According to Issue No. 1219, issued under the Public Finance Management Act of 2015, the central bank will auction three maturities of Treasury Bills: Shs 25 billion in 91-day bills maturing on March 5, 2026; Shs 75 billion in 182-day bills maturing on June 4, 2026; and Shs 255 billion in 364-day bills maturing on December 3, 2026. Settlement for successful bids is scheduled for Thursday, December 4.

Treasury Bills are short term, government backed debt securities that pay investors a fixed return at maturity.
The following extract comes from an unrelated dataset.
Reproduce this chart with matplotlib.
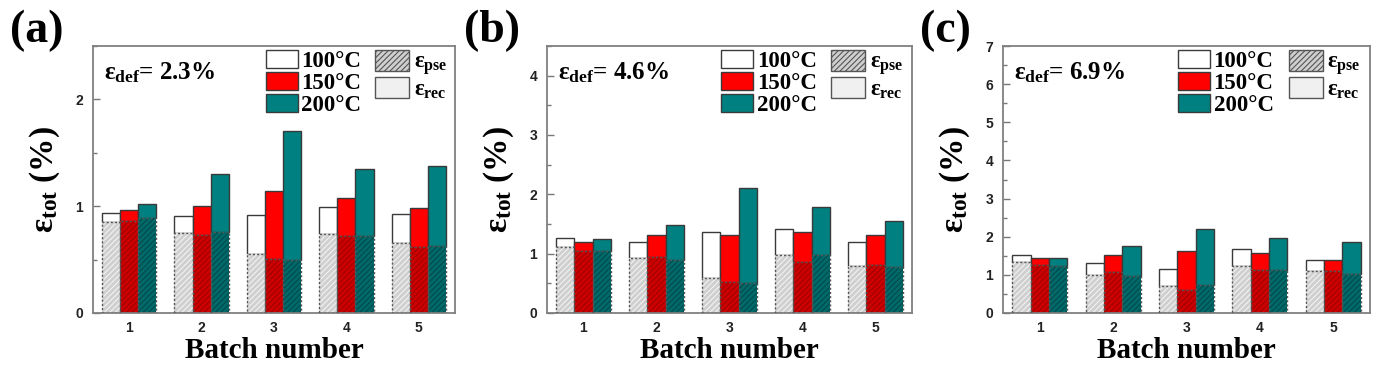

They are widely used by governments to raise funds for public expenditure while providing a safe investment vehicle for both individual and institutional investors.

BoU says inorder to participate in the auction, investors are required to have a Central Securities Depository (CSD) account through a commercial bank and meet a minimum investment threshold of Shs 100,000. Payments for successful bids are automatically deducted from investors’ accounts, and principal plus interest is returned at maturity.

The Bank encouraged broad participation from both domestic and international investors, noting that these auctions are a key tool to support financial market liquidity and to enhance investor confidence in Uganda’s debt instruments.

This auction comes amid broader efforts by the central bank to maintain financial stability and promote efficient domestic capital markets. Analysts say that consistent Treasury Bill issuances help anchor short-term interest rates and provide a benchmark for other financial instruments in the Ugandan market.